We share ICO’s concerns over web scraping, particularly when individuals are unaware their personal data or intellectual property is being harvested and processed by undisclosed third parties and/or that data has been made publicly available without the owner's consent, often in violation of current copyright regulations. We are also troubled by the growing literature of harms related to web-scraping, spanning both upstream and downstream consequences.
We are interested in understanding more details on what mitigation measures the ICO envisions to ensure personal data is used for a legitimate purpose. All our members support scientific, academic, and research communities and downstream risks that threaten research integrity are an ever-growing concern. Robust rules that allow control at ingestion/prevent upstream harms would go far to mitigate these risks.

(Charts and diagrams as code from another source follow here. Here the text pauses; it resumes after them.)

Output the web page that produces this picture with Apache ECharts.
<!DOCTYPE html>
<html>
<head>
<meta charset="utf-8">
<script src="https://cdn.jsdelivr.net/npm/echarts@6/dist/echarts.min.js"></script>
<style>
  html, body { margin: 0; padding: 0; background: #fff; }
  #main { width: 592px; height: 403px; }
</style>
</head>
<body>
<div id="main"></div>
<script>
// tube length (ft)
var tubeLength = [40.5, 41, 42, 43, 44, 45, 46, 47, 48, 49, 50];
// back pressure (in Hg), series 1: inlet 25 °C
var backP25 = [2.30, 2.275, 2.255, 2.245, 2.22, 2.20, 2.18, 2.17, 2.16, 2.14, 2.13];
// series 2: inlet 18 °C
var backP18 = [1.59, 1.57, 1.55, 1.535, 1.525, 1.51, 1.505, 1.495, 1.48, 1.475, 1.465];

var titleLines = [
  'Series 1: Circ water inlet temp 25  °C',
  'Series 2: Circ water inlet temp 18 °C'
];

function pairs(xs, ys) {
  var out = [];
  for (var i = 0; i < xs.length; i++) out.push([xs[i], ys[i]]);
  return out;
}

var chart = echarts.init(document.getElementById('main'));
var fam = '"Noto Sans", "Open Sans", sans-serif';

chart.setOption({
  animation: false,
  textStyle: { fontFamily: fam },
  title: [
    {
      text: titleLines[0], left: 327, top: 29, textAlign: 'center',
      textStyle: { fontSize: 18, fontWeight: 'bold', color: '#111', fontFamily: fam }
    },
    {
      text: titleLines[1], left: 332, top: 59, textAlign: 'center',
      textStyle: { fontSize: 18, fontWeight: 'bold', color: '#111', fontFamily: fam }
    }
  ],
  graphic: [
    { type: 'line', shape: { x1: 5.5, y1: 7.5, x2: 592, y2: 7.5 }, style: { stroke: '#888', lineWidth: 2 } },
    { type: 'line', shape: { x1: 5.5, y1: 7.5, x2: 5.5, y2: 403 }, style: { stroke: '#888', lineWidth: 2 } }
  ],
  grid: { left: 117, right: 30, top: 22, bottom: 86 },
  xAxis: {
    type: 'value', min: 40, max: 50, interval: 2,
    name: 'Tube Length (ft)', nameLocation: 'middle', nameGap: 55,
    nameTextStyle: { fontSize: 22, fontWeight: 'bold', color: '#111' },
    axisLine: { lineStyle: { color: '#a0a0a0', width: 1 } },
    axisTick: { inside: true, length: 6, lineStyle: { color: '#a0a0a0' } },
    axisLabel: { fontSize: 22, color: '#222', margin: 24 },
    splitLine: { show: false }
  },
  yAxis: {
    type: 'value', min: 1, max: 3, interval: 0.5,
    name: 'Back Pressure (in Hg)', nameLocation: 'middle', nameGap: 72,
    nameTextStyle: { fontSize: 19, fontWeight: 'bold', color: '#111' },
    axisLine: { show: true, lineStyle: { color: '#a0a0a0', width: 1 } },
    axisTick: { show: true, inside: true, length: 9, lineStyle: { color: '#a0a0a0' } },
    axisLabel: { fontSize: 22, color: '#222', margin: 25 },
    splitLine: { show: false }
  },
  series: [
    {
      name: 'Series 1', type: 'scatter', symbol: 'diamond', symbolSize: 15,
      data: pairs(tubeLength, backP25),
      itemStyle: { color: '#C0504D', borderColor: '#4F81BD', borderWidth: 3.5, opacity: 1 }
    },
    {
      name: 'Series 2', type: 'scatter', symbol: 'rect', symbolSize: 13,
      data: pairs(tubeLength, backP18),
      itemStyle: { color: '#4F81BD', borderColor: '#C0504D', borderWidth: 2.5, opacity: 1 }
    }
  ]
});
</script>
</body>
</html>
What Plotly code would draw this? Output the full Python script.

We do challenge your assertion that only extremely large data sets work. As explained in this recent study published in Nature Communications, quality rather than quantity may be more effective vis-à-vis accurate training sets. This mirrors feedback from many of our members, who are directly licensing limited content libraries for AI training and development. Carefully curated datasets will result in improved AI functionality and are necessary to combat bias; large, unlicensed data sets are ripe grounds for false or misleading information to be amplified and lead to negative impacts. Maintaining such datasets requires ongoing diligence to ensure data remains current, allowing for rights to withdraw, and providing comprehensive content clean of intentional or unintentional errors. A combination of regulatory authority action, enforcement of existing legislative measures such as copyright rules, and private contracts will be required to meet these challenges. We therefore urge the ICO to support responsible management, storage, and processing to comply with legal requirements, including copyright laws and UK GDPR provisions.
We are concerned about how to effectively future-proof any regulation in this fast-moving landscape. This is why we believe it is paramount that immediate action be taken to ensure individuals do not lose control over their personal data and intellectual property. Considering the wholesale taking already conducted via web scraping without regard to the content therein, steps need to be taken as soon as possible to require AI developers to respect individual rights and property.
Given the sensitivity of individuals' personal data, particularly their limited capacity to safeguard it independently, we applaud the ICO's pivotal role in scrutinizing AI developments and enforcing compliance standards from the inception stage. We welcome the ICO's ongoing consultation efforts and stand ready to contribute constructively to shaping regulatory measures that uphold data protection principles while fostering innovation responsibly.
Please do not hesitate to contact me if I can be of any further assistance.
With kind regards,
Wayne Sime, Chief Executive
The Association of Learned & Professional Society Publishers (ALPSP)